Bill Gurley has a great post about monetizing social networks. He analyzes TenCent, a Chinese IM company, and uses virtual world examples to demonstrate how social networks could monetize their huge base of users. The model has a few different names: freemium, digital item, micropayments. The New York TImes also has an recent article on digital goods.
It is my perception that most U.S. executives have trouble conceiving and believing in the digital item model. For starters, they simply think it’s strange. “Why would someone buy clothes for their virtual avatar? That’s weird.” What they fail to realize is that U.S. consumers pay for “virtual” things all the time.
And he gives a good example of consumers buying brands that are basically virtual, i.e. non-functional. For example, the willingness-to-pay for a pair of Channel sunglasses drops significantly if the Channel logo is removed. "People are buying an image" because they "care greatly about how they want to be perceived."
So yes, customers do by products that project an image about themselves in both the virtual and real worlds. In other words, they have emotional jobs that they want to get done in both worlds (and these jobs can be personal or social).
The crucial distinction is between the functional and the emotional jobs
, not the physical and the virtual worlds
. In both worlds customers will need to get functional jobs done to accomplish goals and complete tasks, and they will need to get emotional jobs done (personal jobs to improve how they feel about themselves and social jobs to improve how they are perceived by others).

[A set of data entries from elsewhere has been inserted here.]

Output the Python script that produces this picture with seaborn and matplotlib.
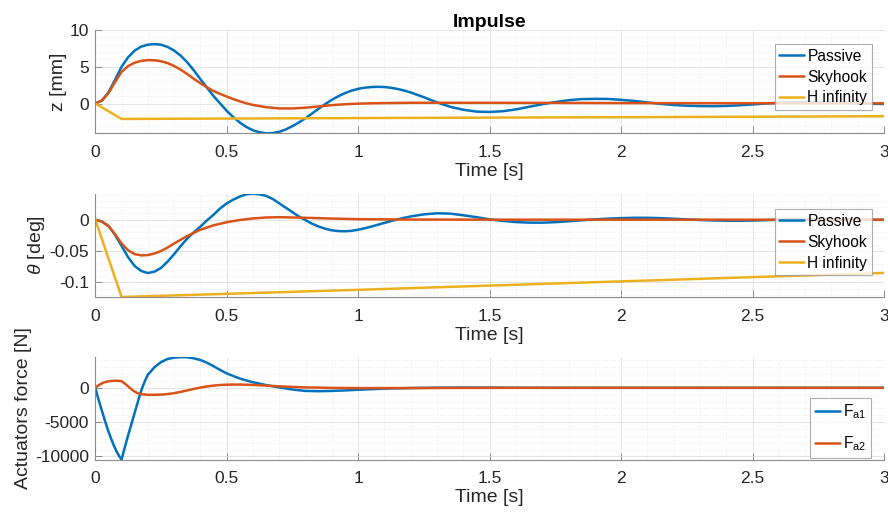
import numpy as np
import pandas as pd
import matplotlib
matplotlib.use('Agg')
import matplotlib.pyplot as plt
import seaborn as sns
from matplotlib.ticker import MultipleLocator, FuncFormatter

# ---------------- data ----------------
# time grid for the passive curves: 0.025 s up to 1.2 s, then 0.05 s
t_passive = [round(0.025 * i, 3) for i in range(49)] + [round(1.25 + 0.05 * i, 2) for i in range(36)]
z_passive = [0, 0.4, 1.5, 3.2, 5.0, 6.3, 7.2, 7.75, 8.0, 8.08,
             8.0, 7.7, 7.2, 6.5, 5.6, 4.5, 3.3, 2.15, 1.0, 0.0,
             -1.0, -1.85, -2.6, -3.2, -3.65, -3.92, -4.05, -4.02, -3.85, -3.52,
             -3.08, -2.56, -2.0, -1.35, -0.7, -0.07, 0.5, 1.0, 1.42, 1.75,
             2.0, 2.15, 2.24, 2.27, 2.24, 2.14, 1.98, 1.76, 1.5,
             0.85, 0.15, -0.45, -0.85, -1.1, -1.15, -1.05, -0.8, -0.45, -0.1,
             0.2, 0.45, 0.6, 0.63, 0.62, 0.5, 0.35, 0.15, -0.05, -0.2,
             -0.3, -0.35, -0.37, -0.33, -0.25, -0.13, 0.0, 0.1, 0.17, 0.2,
             0.2, 0.17, 0.1, 0.03, -0.03, -0.07]

t_sky = [0, 0.025, 0.05, 0.075, 0.1, 0.125, 0.15, 0.175, 0.2, 0.225, 0.25, 0.275,
         0.3, 0.325, 0.35, 0.375, 0.4, 0.425, 0.45, 0.475, 0.5, 0.525, 0.55, 0.575,
         0.6, 0.65, 0.7, 0.75, 0.8, 0.85, 0.9, 0.95, 1.0, 1.05, 1.1, 1.2, 1.3, 1.4,
         1.6, 1.8, 2.0, 2.5, 3.0]
z_sky = [0, 0.4, 1.4, 2.9, 4.3, 5.1, 5.55, 5.8, 5.9, 5.88, 5.75, 5.5,
         5.1, 4.6, 4.0, 3.35, 2.75, 2.2, 1.7, 1.3, 0.95, 0.6, 0.3, 0.02,
         -0.2, -0.5, -0.67, -0.67, -0.57, -0.4, -0.22, -0.1, -0.02, 0.03, 0.06, 0.1,
         0.1, 0.1, 0.09, 0.08, 0.06, 0.04, 0.03]

t_hinf = [0, 0.1, 1.0, 2.0, 3.0]
z_hinf = [0, -2.1, -1.98, -1.86, -1.73]

th_passive = [0, -0.003, -0.010, -0.024, -0.042, -0.060, -0.074, -0.082, -0.0852, -0.083,
              -0.077, -0.067, -0.055, -0.042, -0.030, -0.020, -0.011, -0.001, 0.008, 0.018,
              0.026, 0.032, 0.037, 0.0405, 0.0415, 0.0405, 0.038, 0.033, 0.026, 0.019,
              0.012, 0.005, -0.001, -0.0065, -0.011, -0.0145, -0.017, -0.0182, -0.0185, -0.0178,
              -0.016, -0.0137, -0.0110, -0.0081, -0.0051, -0.0022, 0.0005, 0.003, 0.0052,
              0.0085, 0.0102, 0.0097, 0.007, 0.004, 0.0005, -0.002, -0.0038, -0.0047, -0.0048,
              -0.004, -0.0025, -0.001, 0.0005, 0.0017, 0.0025, 0.003, 0.003, 0.0025, 0.0015,
              0.0005, -0.0005, -0.0012, -0.0016, -0.0017, -0.0014, -0.0008, -0.0002, 0.0004, 0.0008,
              0.0009, 0.0008, 0.0005, 0.0001, -0.0002, -0.0004]

t_th_sky = [0, 0.025, 0.05, 0.075, 0.1, 0.125, 0.15, 0.175, 0.2, 0.225, 0.25, 0.275,
            0.3, 0.325, 0.35, 0.375, 0.4, 0.45, 0.5, 0.55, 0.6, 0.65, 0.7, 0.8, 0.9,
            1.0, 1.2, 1.5, 2.0, 3.0]
th_sky = [0, -0.003, -0.010, -0.023, -0.038, -0.049, -0.055, -0.057, -0.0565, -0.054,
          -0.050, -0.0445, -0.038, -0.032, -0.026, -0.021, -0.016, -0.009, -0.004, -0.0005,
          0.002, 0.0035, 0.004, 0.003, 0.0018, 0.0008, 0.0002, 0.0, 0.0, 0.0]

th_hinf = [0, -0.1235, -0.112, -0.0985, -0.085]

t_fa1 = [0, 0.01, 0.02, 0.03, 0.04, 0.05, 0.06, 0.07, 0.08, 0.09, 0.1, 0.11, 0.12,
         0.13, 0.14, 0.15, 0.16, 0.17, 0.18, 0.19, 0.2, 0.225, 0.25, 0.275, 0.3,
         0.325, 0.35, 0.375, 0.4, 0.425, 0.45, 0.475, 0.5, 0.55, 0.6, 0.65, 0.7,
         0.75, 0.8, 0.85, 0.9, 0.95, 1.0, 1.1, 1.2, 1.3, 1.4, 1.5, 1.6, 1.8, 2.0,
         2.5, 3.0]
fa1 = [0, -1400, -2700, -3950, -5200, -6350, -7400, -8350, -9200, -9900, -10450, -9000, -7600,
       -6250, -4950, -3600, -2300, -1000, 150, 1100, 1900, 3000, 3750, 4200, 4400,
       4470, 4450, 4300, 4050, 3650, 3150, 2600, 2100, 1350, 800, 400, 50,
       -250, -450, -490, -450, -380, -280, -120, -30, 20, 40, 30, 10, 0, 0,
       0, 0]

t_fa2 = [0, 0.01, 0.02, 0.03, 0.04, 0.05, 0.06, 0.07, 0.08, 0.09, 0.1, 0.11, 0.12,
         0.13, 0.14, 0.15, 0.16, 0.17, 0.18, 0.2, 0.22, 0.25, 0.275, 0.3, 0.325,
         0.35, 0.375, 0.4, 0.425, 0.45, 0.475, 0.5, 0.525, 0.55, 0.6, 0.65, 0.7,
         0.75, 0.8, 0.9, 1.0, 1.2, 1.4, 1.6, 2.0, 3.0]
fa2 = [0, 300, 550, 730, 860, 950, 1000, 1025, 1030, 1010, 970, 680, 370,
       40, -280, -560, -760, -880, -950, -1010, -1020, -990, -910, -780, -590,
       -380, -160, 40, 200, 320, 410, 460, 480, 475, 420, 320, 220,
       130, 60, -10, -40, -40, -10, 0, 0, 0]

series_labels = ['Passive', 'Skyhook', 'H infinity']
force_labels = [r'F$_{\mathrm{a1}}$', r'F$_{\mathrm{a2}}$']
x_ticks = [0, 0.5, 1, 1.5, 2, 2.5, 3]

# ---------------- style ----------------
sns.set_theme(style='white')
plt.rcParams.update({
    'font.family': ['Liberation Sans', 'DejaVu Sans'],
    'axes.unicode_minus': False,
    'mathtext.fontset': 'custom',
    'mathtext.rm': 'Liberation Sans',
    'mathtext.it': 'Liberation Sans:italic',
    'mathtext.bf': 'Liberation Sans:bold',
})

BLUE, ORANGE, YELLOW = '#0072BD', '#D95319', '#EDB120'
TXT = '#262626'
LW = 1.8

fig = plt.figure(figsize=(8.88, 5.19), dpi=100)
ax1 = fig.add_axes([0.1073, 0.7432, 0.8882, 0.1990])
ax2 = fig.add_axes([0.1073, 0.4277, 0.8882, 0.1985])
ax3 = fig.add_axes([0.1073, 0.1146, 0.8882, 0.1970])

fmt = FuncFormatter(lambda v, p: '%g' % (round(v, 6) + 0.0))


def style(ax, ylim, ymaj, ymin, ylabel):
    ax.set_xlim(0, 3)
    ax.set_ylim(*ylim)
    ax.set_xticks(x_ticks)
    ax.xaxis.set_minor_locator(MultipleLocator(0.1))
    ax.yaxis.set_major_locator(MultipleLocator(ymaj))
    ax.yaxis.set_minor_locator(MultipleLocator(ymin))
    ax.xaxis.set_major_formatter(fmt)
    ax.yaxis.set_major_formatter(fmt)
    ax.grid(which='major', color='#dfdfdf', lw=0.6)
    ax.grid(which='minor', color='#ececec', lw=0.5, ls=(0, (2, 2)))
    ax.set_axisbelow(True)
    for s in ['top', 'right']:
        ax.spines[s].set_visible(False)
    for s in ['left', 'bottom']:
        ax.spines[s].set_color('#8c8c8c')
        ax.spines[s].set_linewidth(0.8)
    ax.tick_params(which='major', direction='in', length=5, width=0.7,
                   color='#8c8c8c', labelsize=12.5, labelcolor=TXT,
                   bottom=True, left=True, top=False, right=False)
    ax.tick_params(axis='x', which='major', pad=8.5)
    ax.tick_params(axis='y', which='major', pad=4.5)
    ax.tick_params(which='minor', length=0)
    ax.set_xlabel('Time [s]', fontsize=14, color=TXT, labelpad=2)
    ax.set_ylabel(ylabel, fontsize=14, color=TXT, labelpad=2)


def legend(ax, loc, anchor, spacing):
    leg = ax.legend(loc=loc, bbox_to_anchor=anchor, borderaxespad=0,
                    frameon=True, fancybox=False, edgecolor='#9a9a9a', fontsize=11.2,
                    handlelength=1.6, handletextpad=0.2, labelspacing=spacing,
                    borderpad=0.3)
    leg.get_frame().set_linewidth(0.8)
    for t in leg.get_texts():
        t.set_color('black')
    return leg


# ---------- panel 1 ----------
sns.lineplot(x=t_passive, y=z_passive, ax=ax1, color=BLUE, lw=LW, label=series_labels[0])
sns.lineplot(x=t_sky, y=z_sky, ax=ax1, color=ORANGE, lw=LW, label=series_labels[1])
sns.lineplot(x=t_hinf, y=z_hinf, ax=ax1, color=YELLOW, lw=LW, label=series_labels[2])
style(ax1, (-4.05, 10), 5, 1, 'z [mm]')
ax1.set_title('Impulse', fontsize=14, fontweight='bold', color='black', pad=2)
legend(ax1, 'upper right', (0.9848, 0.8645), 0.38)

# ---------- panel 2 ----------
sns.lineplot(x=t_passive, y=th_passive, ax=ax2, color=BLUE, lw=LW, label=series_labels[0])
sns.lineplot(x=t_th_sky, y=th_sky, ax=ax2, color=ORANGE, lw=LW, label=series_labels[1])
sns.lineplot(x=t_hinf, y=th_hinf, ax=ax2, color=YELLOW, lw=LW, label=series_labels[2])
style(ax2, (-0.1235, 0.041), 0.05, 0.01, r'$\theta$ [deg]')
legend(ax2, 'upper right', (0.9848, 0.854), 0.38)

# ---------- panel 3 ----------
sns.lineplot(x=t_fa1, y=fa1, ax=ax3, color=BLUE, lw=LW, label=force_labels[0])
sns.lineplot(x=t_fa2, y=fa2, ax=ax3, color=ORANGE, lw=LW, label=force_labels[1])
style(ax3, (-10450, 4450), 5000, 1000, 'Actuators force [N]')
legend(ax3, 'lower right', (0.983, 0.015), 0.85)

fig.savefig('out.png', dpi=100)
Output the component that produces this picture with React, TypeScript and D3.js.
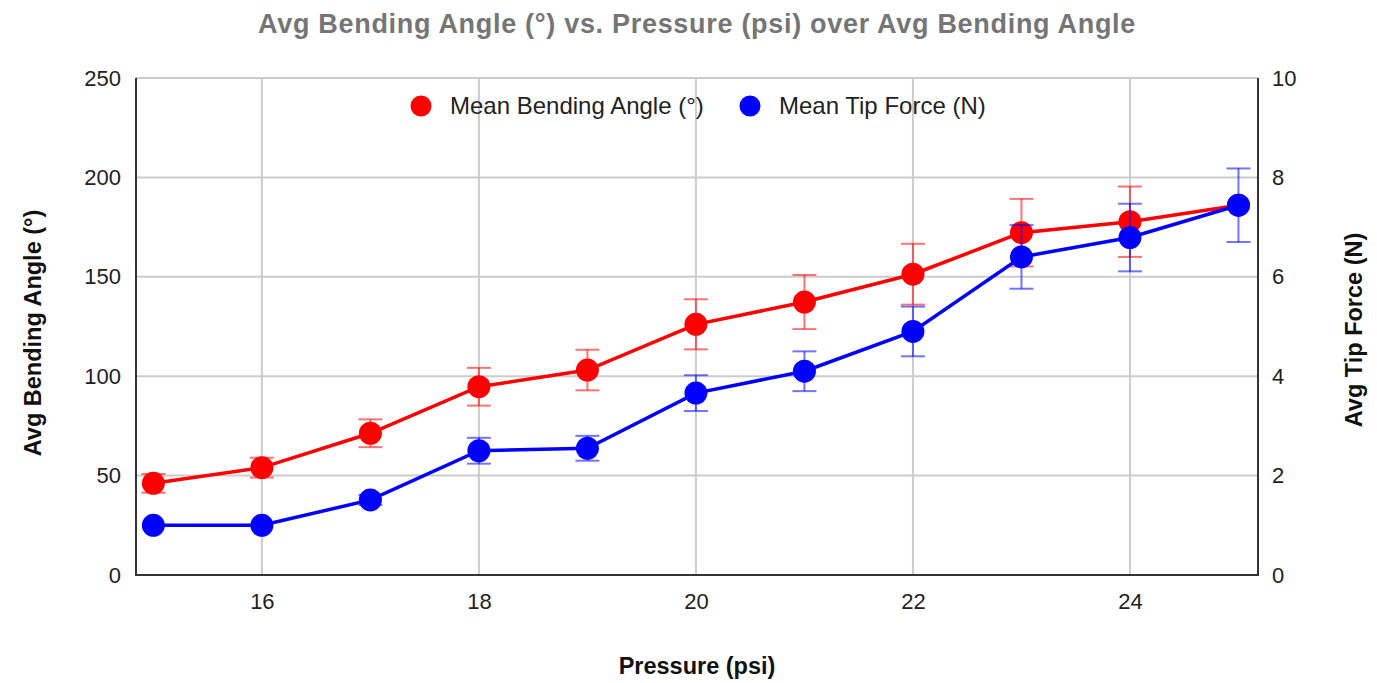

If social networks want to analyze the opportunities for monetization, they need to focus on the functional jobs for two reasons. First, because these are the jobs that customers are more likely to have a willingness-to-pay for, and second, because it is much harder to consistently build solutions to satisfy emotional jobs (think about how fast brands and trends come and go).
It would be interesting to look at all the virtual products that have been sold by TenCent, Second Life, and ChangYou and divide the revenue and margins into functional and emotional job buckets (i.e. how much revenue has been generated by functional jobs vs. emotional jobs).
I suspect that the opportunity for solutions to functional jobs is much higher than that for emotional jobs.